Well I didn’t offer him my change instead I told him "FU" (and it was my first experience, ever, saying that to someone--and it was upsetting--but I felt the need to defend myself).

Funny how a nice, innocent, naive girl can become a totally different person in one fell swoop, and, thus, was my “christening” into the adult “real” world.

This is not much different than the story of my daughter who is now living at a residential school. It was not like we were biding our time with her and just getting through the days and the years. She wasn’t always what we would call “residential material.” Sure, we had our struggles—me, especially—being that I was home with her and her primary caregiver. But we would and could ride out the problems like every other parent does—autism just presents more challenges and frustrations than those of a typical child.

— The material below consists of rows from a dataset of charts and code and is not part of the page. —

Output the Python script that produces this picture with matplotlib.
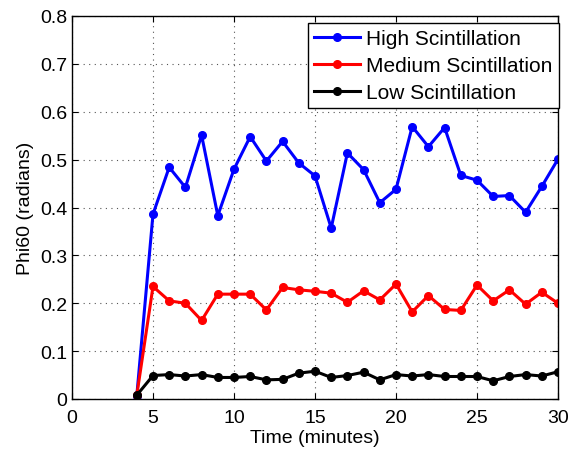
import matplotlib
matplotlib.use('Agg')
import matplotlib.pyplot as plt
import numpy as np

plt.rcParams['font.family'] = ['Liberation Sans', 'DejaVu Sans']

# time axis (minutes)
t = list(range(4, 31))

high = [0.007, 0.386, 0.484, 0.442, 0.551, 0.383, 0.480, 0.548, 0.497, 0.538,
        0.493, 0.466, 0.357, 0.514, 0.479, 0.410, 0.438, 0.569, 0.527, 0.567,
        0.467, 0.457, 0.423, 0.425, 0.390, 0.444, 0.501]
medium = [0.008, 0.235, 0.205, 0.200, 0.164, 0.219, 0.219, 0.219, 0.186, 0.233,
          0.228, 0.225, 0.221, 0.202, 0.226, 0.207, 0.240, 0.182, 0.216, 0.187,
          0.185, 0.238, 0.205, 0.228, 0.198, 0.223, 0.200]
low = [0.008, 0.049, 0.051, 0.048, 0.051, 0.045, 0.045, 0.047, 0.040, 0.041,
       0.054, 0.058, 0.045, 0.049, 0.056, 0.040, 0.051, 0.048, 0.051, 0.047,
       0.047, 0.047, 0.038, 0.047, 0.051, 0.048, 0.057]

labels = ['High Scintillation', 'Medium Scintillation', 'Low Scintillation']
colors = ['#0000ff', '#ff0000', '#000000']

fig = plt.figure(figsize=(5.72, 4.52), dpi=100)
ax = fig.add_axes([72/572, 1-400/452, 486/572, 383/452])

for y, c, lab in zip([high, medium, low], colors, labels):
    ax.plot(t, y, '-o', color=c, lw=2.2, ms=5.5, label=lab)

ax.set_xlim(0, 30)
ax.set_ylim(0, 0.8)
ax.set_xticks(np.arange(0, 31, 5))
ax.set_yticks(np.arange(0, 0.81, 0.1))
ax.set_yticklabels(['0', '0.1', '0.2', '0.3', '0.4', '0.5', '0.6', '0.7', '0.8'])
ax.grid(True, linestyle=(0, (1, 4)), color='#555555', lw=0.8)
ax.tick_params(direction='in', top=True, right=True, labelsize=14, length=4, width=0.8)
ax.tick_params(axis='x', pad=7.5)
for s in ax.spines.values():
    s.set_linewidth(1.0)

ax.set_xlabel('Time (minutes)', fontsize=14, labelpad=2)
ax.set_ylabel('Phi60 (radians)', fontsize=14, labelpad=4)

leg = ax.legend(loc='upper right', fontsize=15, fancybox=False, framealpha=1,
                edgecolor='black', borderpad=0.3, labelspacing=0.38,
                handlelength=2.2, handletextpad=0.3, borderaxespad=0,
                markerscale=1.0, bbox_to_anchor=(1.002, 0.982))
leg.get_frame().set_linewidth(1.0)

fig.savefig('out.png', dpi=100)
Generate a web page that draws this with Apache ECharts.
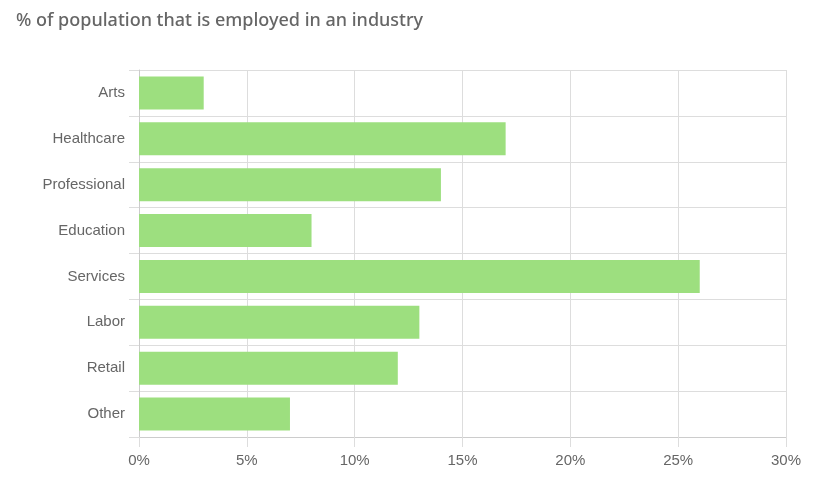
<!DOCTYPE html>
<html>
<head>
<meta charset="utf-8">
<script src="https://cdn.jsdelivr.net/npm/echarts@6/dist/echarts.min.js"></script>
<style>html,body{margin:0;padding:0;background:#fff}#c{width:821px;height:482px}</style>
</head>
<body>
<div id="c"></div>
<script>
const categories = ["Arts", "Healthcare", "Professional", "Education", "Services", "Labor", "Retail", "Other"];
const values = [3, 17, 14, 8, 26, 13, 12, 7];
const xTicks = [0, 5, 10, 15, 20, 25, 30];

const chart = echarts.init(document.getElementById('c'), null, {renderer: 'canvas'});
chart.setOption({
  animation: false,
  title: {
    text: '% of population that is employed in an industry',
    left: 16, top: 12, padding: 0,
    textStyle: {fontFamily: 'Noto Sans', fontSize: 18, fontWeight: 500, color: '#666'}
  },
  grid: {left: 139, right: 35, top: 70, bottom: 45, containLabel: false},
  xAxis: {
    type: 'value', min: xTicks[0], max: xTicks[xTicks.length - 1], interval: 5,
    axisLine: {show: true, lineStyle: {color: '#ccc'}},
    axisTick: {show: true, length: 10, lineStyle: {color: '#ddd'}},
    splitLine: {show: true, lineStyle: {color: '#ddd'}},
    axisLabel: {formatter: '{value}%', color: '#666', fontSize: 15, fontFamily: 'Liberation Sans', margin: 16}
  },
  yAxis: {
    type: 'category', data: categories, inverse: true,
    axisLine: {show: true, lineStyle: {color: '#ccc'}},
    axisTick: {show: true, length: 10, lineStyle: {color: '#ddd'}},
    splitLine: {show: true, lineStyle: {color: '#ddd'}},
    axisLabel: {color: '#666', fontSize: 15, fontFamily: 'Liberation Sans', margin: 14}
  },
  series: [{
    type: 'bar', data: values, barWidth: 33,
    itemStyle: {color: '#9ddf7f'}
  }]
});
</script>
</body>
</html>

In fact, Meghan was the oldest student in her class with her severity, and appeared to be a student who wouldn’t need to attend a residential school. So things were working—not golden—but functioning, and then one day my perception changed—as it did when I was 20 and welcomed into the real world.

Maybe it was because she’s so smart and thought she could outsmart her mom. Maybe because she knew that she was bigger than me and could pick a fight and win. Maybe it was teenage hormones—certainly that played a big part. Perhaps it was all of these things combined—like the perfect storm. It’s not uncommon for this to happen, and it usually does.

But it felt the same as it did twenty years ago, in Boston, with that homeless man; it’s just so shocking that it knocks you right over. And as a cynic might say: that’s life.